◆ Directions for this task ◆
Starting at the first line of the data below, write out each line exactly until you reach the line containing "from bokeh.resources import INLINE", and include that line too.

◆ Supplied information ◆
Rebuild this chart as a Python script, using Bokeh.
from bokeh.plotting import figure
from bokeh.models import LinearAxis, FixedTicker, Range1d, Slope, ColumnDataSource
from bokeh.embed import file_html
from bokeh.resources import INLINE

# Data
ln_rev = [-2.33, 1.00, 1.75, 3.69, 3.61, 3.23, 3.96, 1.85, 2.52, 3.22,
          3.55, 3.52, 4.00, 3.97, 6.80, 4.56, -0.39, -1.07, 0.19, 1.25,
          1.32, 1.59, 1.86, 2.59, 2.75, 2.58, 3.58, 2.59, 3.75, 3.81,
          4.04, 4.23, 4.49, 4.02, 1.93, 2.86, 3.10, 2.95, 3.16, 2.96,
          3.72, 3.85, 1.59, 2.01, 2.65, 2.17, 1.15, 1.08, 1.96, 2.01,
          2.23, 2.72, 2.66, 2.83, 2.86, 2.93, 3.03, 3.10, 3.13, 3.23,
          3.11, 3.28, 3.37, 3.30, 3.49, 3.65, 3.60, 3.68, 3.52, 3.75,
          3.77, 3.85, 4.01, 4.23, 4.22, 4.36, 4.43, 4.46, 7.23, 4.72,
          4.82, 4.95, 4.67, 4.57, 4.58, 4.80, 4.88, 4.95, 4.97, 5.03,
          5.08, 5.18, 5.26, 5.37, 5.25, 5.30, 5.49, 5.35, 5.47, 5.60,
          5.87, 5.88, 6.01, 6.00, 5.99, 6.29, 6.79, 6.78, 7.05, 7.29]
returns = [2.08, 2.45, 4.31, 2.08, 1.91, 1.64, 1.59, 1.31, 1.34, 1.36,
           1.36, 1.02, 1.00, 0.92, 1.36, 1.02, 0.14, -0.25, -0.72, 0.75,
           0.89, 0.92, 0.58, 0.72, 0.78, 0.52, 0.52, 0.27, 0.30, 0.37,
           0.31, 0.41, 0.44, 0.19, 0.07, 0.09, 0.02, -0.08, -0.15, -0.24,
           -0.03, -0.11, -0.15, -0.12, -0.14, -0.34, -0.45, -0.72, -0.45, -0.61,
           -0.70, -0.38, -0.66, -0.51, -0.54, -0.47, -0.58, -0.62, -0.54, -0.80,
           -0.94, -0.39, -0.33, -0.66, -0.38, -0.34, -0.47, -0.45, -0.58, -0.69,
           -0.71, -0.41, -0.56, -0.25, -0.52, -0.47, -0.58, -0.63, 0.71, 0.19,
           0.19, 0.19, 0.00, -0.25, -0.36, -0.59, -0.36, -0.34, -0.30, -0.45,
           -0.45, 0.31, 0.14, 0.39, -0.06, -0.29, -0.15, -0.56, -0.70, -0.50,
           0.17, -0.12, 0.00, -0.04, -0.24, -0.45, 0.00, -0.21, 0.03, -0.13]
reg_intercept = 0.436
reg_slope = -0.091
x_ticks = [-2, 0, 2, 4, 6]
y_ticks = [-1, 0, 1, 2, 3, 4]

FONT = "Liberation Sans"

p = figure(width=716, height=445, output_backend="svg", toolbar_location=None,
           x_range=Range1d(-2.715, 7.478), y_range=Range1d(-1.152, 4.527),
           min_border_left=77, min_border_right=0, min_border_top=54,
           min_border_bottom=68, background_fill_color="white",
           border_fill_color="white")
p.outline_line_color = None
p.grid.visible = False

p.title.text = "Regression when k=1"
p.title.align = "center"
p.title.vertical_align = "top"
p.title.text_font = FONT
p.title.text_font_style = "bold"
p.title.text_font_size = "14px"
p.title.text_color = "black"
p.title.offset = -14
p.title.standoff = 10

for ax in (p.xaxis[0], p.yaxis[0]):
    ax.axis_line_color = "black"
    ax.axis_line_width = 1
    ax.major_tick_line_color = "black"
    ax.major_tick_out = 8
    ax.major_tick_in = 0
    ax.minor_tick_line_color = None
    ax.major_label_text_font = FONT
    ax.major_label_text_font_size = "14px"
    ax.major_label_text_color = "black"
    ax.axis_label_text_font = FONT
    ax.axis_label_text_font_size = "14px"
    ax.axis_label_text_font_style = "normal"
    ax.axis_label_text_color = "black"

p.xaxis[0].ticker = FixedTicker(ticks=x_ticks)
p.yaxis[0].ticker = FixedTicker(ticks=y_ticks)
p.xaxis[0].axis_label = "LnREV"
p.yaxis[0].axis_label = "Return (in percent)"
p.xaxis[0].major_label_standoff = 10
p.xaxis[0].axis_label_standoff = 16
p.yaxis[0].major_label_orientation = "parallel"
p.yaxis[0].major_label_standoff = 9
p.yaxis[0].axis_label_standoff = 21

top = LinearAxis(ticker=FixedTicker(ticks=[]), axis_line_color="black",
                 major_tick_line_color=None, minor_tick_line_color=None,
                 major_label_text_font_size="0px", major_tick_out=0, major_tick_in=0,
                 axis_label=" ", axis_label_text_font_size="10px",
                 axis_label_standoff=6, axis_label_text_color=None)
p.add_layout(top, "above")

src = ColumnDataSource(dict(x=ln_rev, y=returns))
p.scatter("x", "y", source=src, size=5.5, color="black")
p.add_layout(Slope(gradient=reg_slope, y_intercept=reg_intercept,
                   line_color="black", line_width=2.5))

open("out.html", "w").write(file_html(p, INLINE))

◆ Correct output ◆
Rebuild this chart as a Python script, using Bokeh.
from bokeh.plotting import figure
from bokeh.models import LinearAxis, FixedTicker, Range1d, Slope, ColumnDataSource
from bokeh.embed import file_html
from bokeh.resources import INLINE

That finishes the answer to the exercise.